[Start of Dataset extract]

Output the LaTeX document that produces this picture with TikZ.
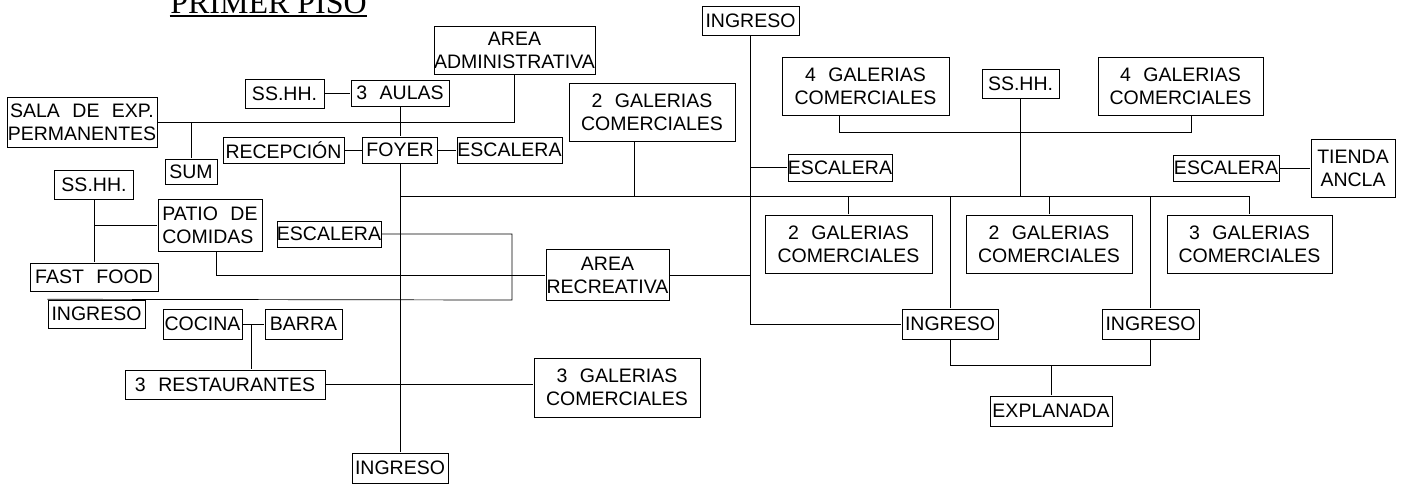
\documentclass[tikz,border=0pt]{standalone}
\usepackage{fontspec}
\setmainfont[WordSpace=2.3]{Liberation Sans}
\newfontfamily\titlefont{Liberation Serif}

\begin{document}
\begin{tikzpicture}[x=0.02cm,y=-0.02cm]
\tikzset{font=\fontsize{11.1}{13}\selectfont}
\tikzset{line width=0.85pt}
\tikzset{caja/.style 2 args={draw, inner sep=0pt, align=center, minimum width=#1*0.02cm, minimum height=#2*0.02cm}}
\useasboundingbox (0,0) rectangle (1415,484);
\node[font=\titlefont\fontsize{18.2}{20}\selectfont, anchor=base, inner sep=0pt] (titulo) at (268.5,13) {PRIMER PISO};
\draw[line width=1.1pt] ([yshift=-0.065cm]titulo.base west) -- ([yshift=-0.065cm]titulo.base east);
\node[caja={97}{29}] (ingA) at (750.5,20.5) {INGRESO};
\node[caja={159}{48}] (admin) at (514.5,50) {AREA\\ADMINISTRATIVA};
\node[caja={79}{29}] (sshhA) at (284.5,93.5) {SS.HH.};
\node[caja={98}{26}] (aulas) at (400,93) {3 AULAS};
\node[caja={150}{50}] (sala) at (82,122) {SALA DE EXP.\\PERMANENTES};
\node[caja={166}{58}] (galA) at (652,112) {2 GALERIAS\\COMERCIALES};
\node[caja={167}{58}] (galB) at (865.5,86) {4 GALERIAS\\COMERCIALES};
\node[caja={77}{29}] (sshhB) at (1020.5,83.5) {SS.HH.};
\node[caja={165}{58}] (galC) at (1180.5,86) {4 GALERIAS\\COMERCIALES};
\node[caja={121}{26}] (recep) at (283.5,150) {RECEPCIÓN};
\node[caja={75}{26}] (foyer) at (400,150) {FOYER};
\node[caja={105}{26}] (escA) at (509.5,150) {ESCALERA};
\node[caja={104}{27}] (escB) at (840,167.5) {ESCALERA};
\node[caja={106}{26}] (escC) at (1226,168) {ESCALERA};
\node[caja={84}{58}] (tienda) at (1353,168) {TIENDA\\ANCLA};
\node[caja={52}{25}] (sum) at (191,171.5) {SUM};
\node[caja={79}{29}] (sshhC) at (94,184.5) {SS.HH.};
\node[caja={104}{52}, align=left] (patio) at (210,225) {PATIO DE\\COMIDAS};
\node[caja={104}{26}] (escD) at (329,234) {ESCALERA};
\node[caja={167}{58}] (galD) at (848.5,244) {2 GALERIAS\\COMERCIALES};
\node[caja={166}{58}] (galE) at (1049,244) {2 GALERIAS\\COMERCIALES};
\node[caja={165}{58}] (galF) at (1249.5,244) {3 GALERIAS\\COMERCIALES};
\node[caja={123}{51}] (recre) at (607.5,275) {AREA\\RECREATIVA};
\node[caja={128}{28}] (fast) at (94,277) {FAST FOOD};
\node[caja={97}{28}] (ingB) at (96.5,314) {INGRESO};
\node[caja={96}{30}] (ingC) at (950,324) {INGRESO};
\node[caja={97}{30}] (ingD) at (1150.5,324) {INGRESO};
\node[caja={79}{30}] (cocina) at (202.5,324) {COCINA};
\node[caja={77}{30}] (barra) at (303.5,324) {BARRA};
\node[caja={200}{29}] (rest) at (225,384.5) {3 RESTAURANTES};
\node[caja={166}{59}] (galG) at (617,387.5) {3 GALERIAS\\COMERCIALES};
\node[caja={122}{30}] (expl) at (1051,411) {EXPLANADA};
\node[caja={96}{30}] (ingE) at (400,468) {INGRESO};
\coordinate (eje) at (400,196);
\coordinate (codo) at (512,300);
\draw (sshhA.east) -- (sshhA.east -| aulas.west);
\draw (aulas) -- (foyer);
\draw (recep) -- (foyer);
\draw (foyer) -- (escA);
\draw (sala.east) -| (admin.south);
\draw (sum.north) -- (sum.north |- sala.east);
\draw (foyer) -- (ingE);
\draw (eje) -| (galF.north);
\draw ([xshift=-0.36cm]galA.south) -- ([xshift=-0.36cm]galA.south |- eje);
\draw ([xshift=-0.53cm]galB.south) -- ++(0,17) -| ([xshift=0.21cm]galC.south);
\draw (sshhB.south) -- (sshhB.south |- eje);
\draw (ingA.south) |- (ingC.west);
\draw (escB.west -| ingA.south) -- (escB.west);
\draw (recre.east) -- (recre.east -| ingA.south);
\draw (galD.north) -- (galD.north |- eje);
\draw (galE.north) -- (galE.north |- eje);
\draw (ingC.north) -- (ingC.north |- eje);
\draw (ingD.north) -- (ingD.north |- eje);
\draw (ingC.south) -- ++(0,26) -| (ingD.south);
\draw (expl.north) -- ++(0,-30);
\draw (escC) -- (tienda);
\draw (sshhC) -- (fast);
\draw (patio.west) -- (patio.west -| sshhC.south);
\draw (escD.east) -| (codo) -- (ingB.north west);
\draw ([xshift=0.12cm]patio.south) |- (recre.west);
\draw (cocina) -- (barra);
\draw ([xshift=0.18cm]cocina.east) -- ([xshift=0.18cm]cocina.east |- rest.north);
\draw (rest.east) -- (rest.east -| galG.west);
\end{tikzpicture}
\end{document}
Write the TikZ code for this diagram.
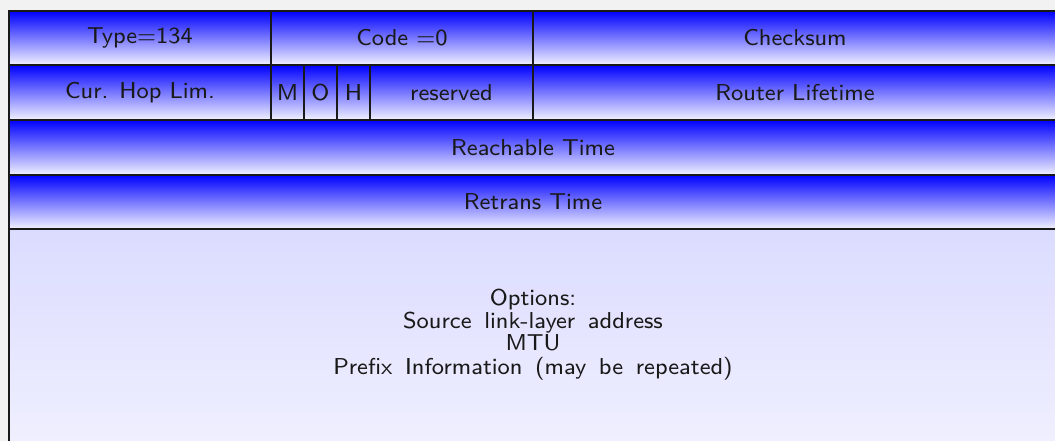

[End of Dataset extract]

[Instructions to follow]: Pull out every line of the records that includes the string "this".

[Problem solution]:
Output the LaTeX document that produces this picture with TikZ.
Write the TikZ code for this diagram.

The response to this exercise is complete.